Thermo-targeted drug delivery of geldanamycin to hyperthermic tumor margins with diblock elastin-based biopolymers.

Journal of controlled release : official journal of the Controlled Release Society, 2011, Oct-30, Volume: 155, Issue:2

The tumor margins are the barrier to hepatocellular carcinoma (HCC) eradication for tumors>3 cm. Indeed, inadequately treated tumor margins commonly result in local and regional HCC recurrence with increased size and mass. Tumor recurrence is a common problem with chemotherapy, radiotherapy, thermal ablation, and/or surgical resection, by the inability to properly treat the tumor core and the tumor margins. Here we present novel thermosensitive biopolymer-drug conjugates for thermo-targeted chemotherapy at hyperthermic isotherms produced by focal, locoregional thermal ablation. The chemotherapeutic target is heat shock protein 90 (HSP90), a key molecular chaperone of several, and potent pro-oncogenic pathways including Akt, Raf-1, and mutated p53 that is upregulated in HCC. To inhibit HSP90, we have chosen geldanamycin (GA), a potent HSP90 inhibitor. GA has gained significant attention for its low IC50 ~ 1 nM and inhibition of Akt and Raf-1, amongst other critical pro-oncogenic pathways. Despite such evidence, clinical trials of GA have not shown promise due to off-target toxicity and poor formulation design. Here, we propose using diblock elastin-based biopolymers as a Ringsdorf macromolecular GA solubilizer--a new generation containing functional poly(Asp)/(Glu) blocks for facile drug conjugation and an ELP block for thermo-targeting of hyperthermic ablative margins. GA release is controlled by pH-sensitive, covalent hydrazone bonds with the biopolymer backbone to avoid systemic toxicity and off-target effects. The resultant biopolymer-conjugates form stable nanoconstructs and display tunable, acute phase transitions at high temperatures. Drug release kinetics are favorable with or without the presence of serum. Thermo-targeted chemotherapy and synchronous thermal ablation provide a unique opportunity for simultaneous destruction of the HCC ablative margins and tumor core for focal, locoregional control of HCC.

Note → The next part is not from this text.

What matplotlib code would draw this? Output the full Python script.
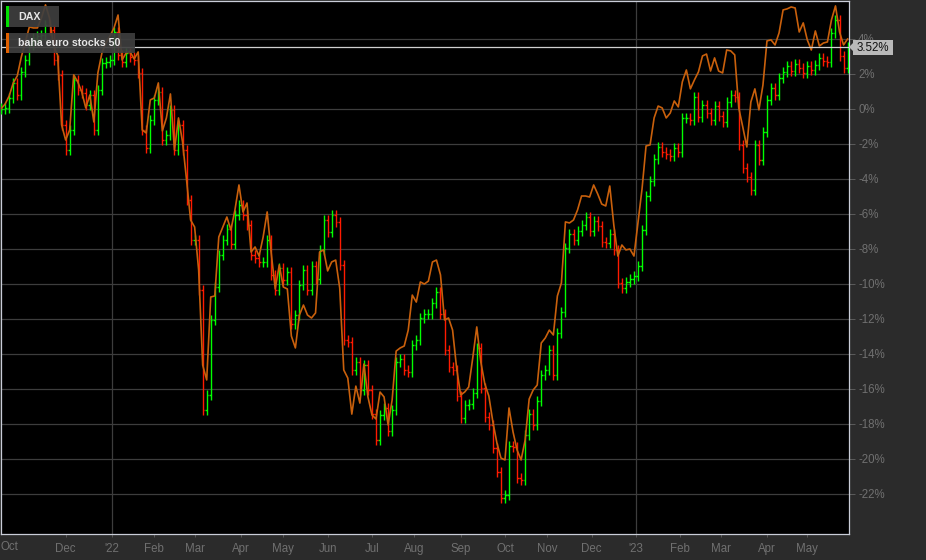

Topics: Ablation Techniques; Antibiotics, Antineoplastic; Benzoquinones; Carcinoma, Hepatocellular; Drug Carriers; Drug Stability; Elastin; Hot Temperature; HSP90 Heat-Shock Proteins; Humans; Hydrophobic and Hydrophilic Interactions; Kinetics; Lactams, Macrocyclic; Liver Neoplasms; Microscopy, Electron, Transmission; Molecular Structure; Oligonucleotides; Particle Size; Phase Transition; Solubility; Spectrometry, Mass, Matrix-Assisted Laser Desorption-Ionization; Streptomyces; Surface Properties; Transition Temperature

2011